In France, people still celebrate "poisson d'Avril" on April Fools' Day; kids try to tape paper fish on adults' backs without them noticing.

The holiday has tricked many around the world – some cases more elaborate than others, and some from voices of greater authority:

  • On April 1, 1905, a newspaper in Berlin broke the news that the US Treasury had been robbed of $268 million. The paper even reported specifically how the whole heist unfolded.
  • On April 1, 1957, the BBC aired a spoof documentary about spaghetti crops in Switzerland, during which a distinguished broadcaster narrated a story about a family that harvested spaghetti from trees – it even had footage of women picking strands of spaghetti off a tree and laying them in the sun to dry.

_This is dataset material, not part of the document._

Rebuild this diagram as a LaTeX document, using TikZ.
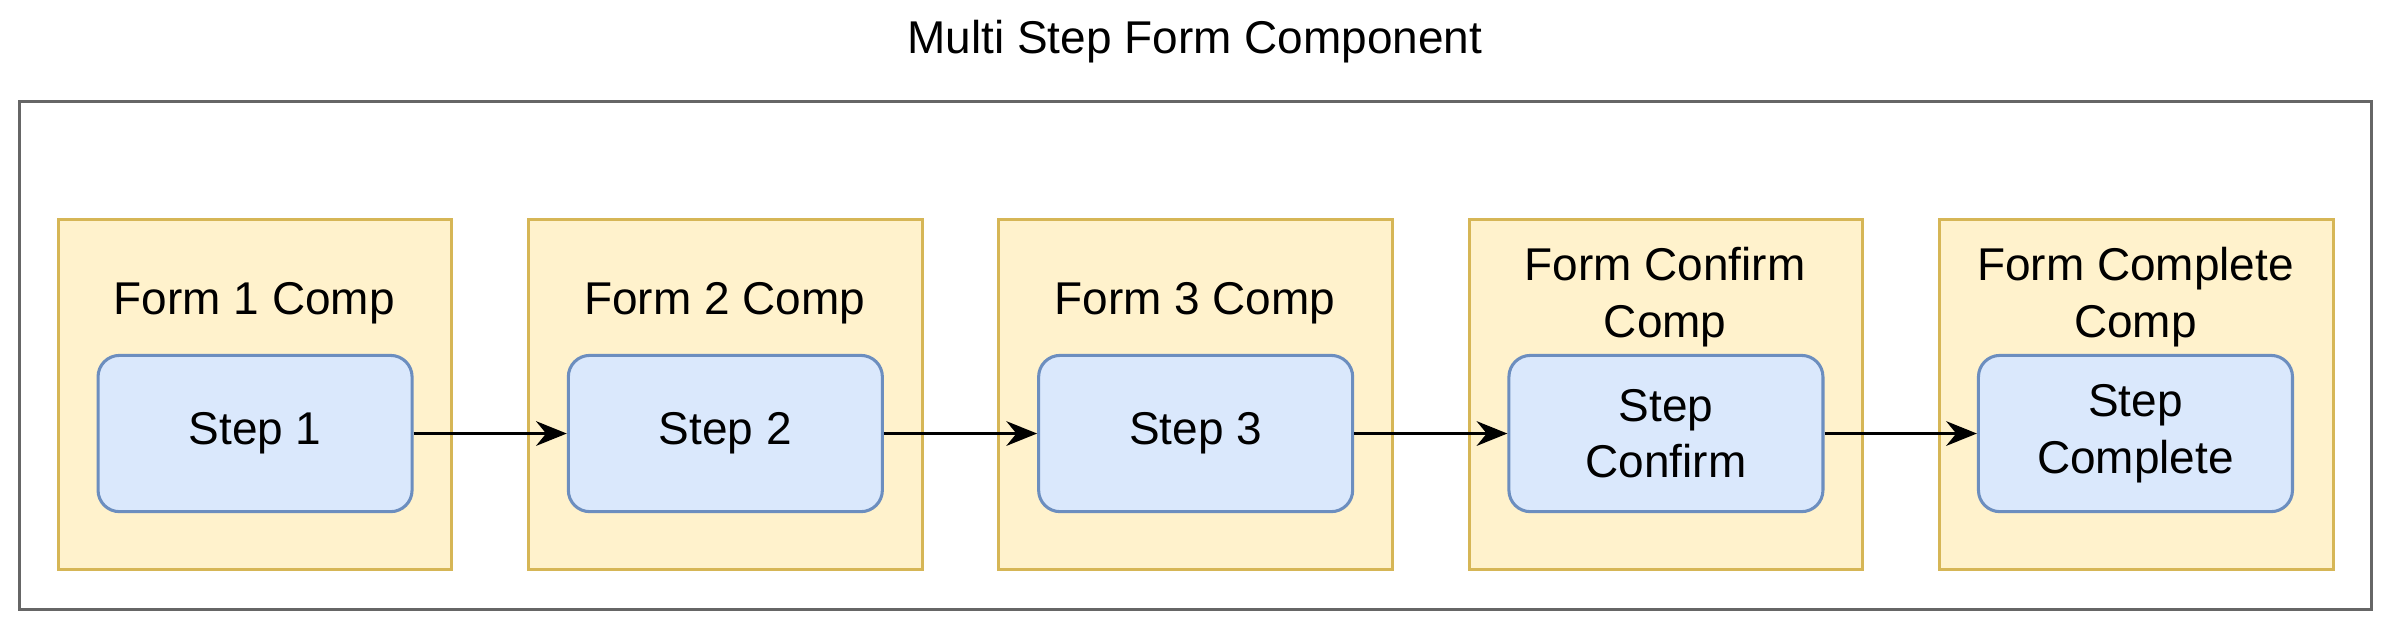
\documentclass[tikz,border=0pt]{standalone}
\usepackage{fontspec}
\setmainfont{Liberation Sans}
\usetikzlibrary{arrows.meta}
\definecolor{yfill}{HTML}{FFF2CC}\definecolor{ystroke}{HTML}{D6B656}
\definecolor{bfill}{HTML}{DAE8FC}\definecolor{bstroke}{HTML}{6C8EBF}
\begin{document}
\begin{tikzpicture}[x=1pt,y=-1pt,
  every node/.style={font=\fontsize{30}{37}\selectfont},
  comp/.style={draw=ystroke,fill=yfill,line width=2pt},
  stp/.style={draw=bstroke,fill=bfill,line width=2pt,rounded corners=14pt,minimum width=205pt,minimum height=102pt,align=center,inner sep=0pt},
  lab/.style={align=center,inner sep=0pt},
  arr/.style={-{Stealth[length=20pt,width=16pt]},line width=2.5pt}]
\useasboundingbox (0,0) rectangle (1568,415);
\node[lab] (title) at (780,27) {Multi Step Form Component};
\draw[draw=black!60,line width=2pt] (13,66) rectangle (1548,398);
\foreach \x in {38,345,652,959,1266}{\draw[comp] (\x,143) rectangle ++(257,229);}
\node[lab] (l1) at (166,198) {Form 1 Comp};
\node[lab] (l2) at (473,198) {Form 2 Comp};
\node[lab] (l3) at (780,198) {Form 3 Comp};
\node[lab] (l4) at (1087,194) {Form Confirm\\Comp};
\node[lab] (l5) at (1394,194) {Form Complete\\Comp};
\node[stp] (s1) at (166.5,283) {Step 1};
\node[stp] (s2) at (473.5,283) {Step 2};
\node[stp] (s3) at (780.5,283) {Step 3};
\node[stp] (s4) at (1087.5,283) {Step\\Confirm};
\node[stp] (s5) at (1394,283) {Step\\Complete};
\draw[arr] (s1) -- (s2);
\draw[arr] (s2) -- (s3);
\draw[arr] (s3) -- (s4);
\draw[arr] (s4) -- (s5);
\end{tikzpicture}
\end{document}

  • On April 1, 1975, an Australian TV station said the nation down under would be switching to a metric time system, where seconds became millidays, minutes became centidays, and hours became decidays.
  • On April 1, 1987, Los Angeles DJ Steve Morris, from the KRTH-FM station, said all the freeways in LA and Orange County would close for major repairs for several days. His show received hundreds of angry calls that day.
  • And then there is the great NPR prank of April 1, 2014, in which the media outlet promoted a story on Facebook headlined, "Why Doesn't America Read Anymore?" which sparked outrage in the post's comments section. But had the commenters actually read the article, they would have seen all it said was, "Congratulations, genuine readers, and happy April Fools' Day!"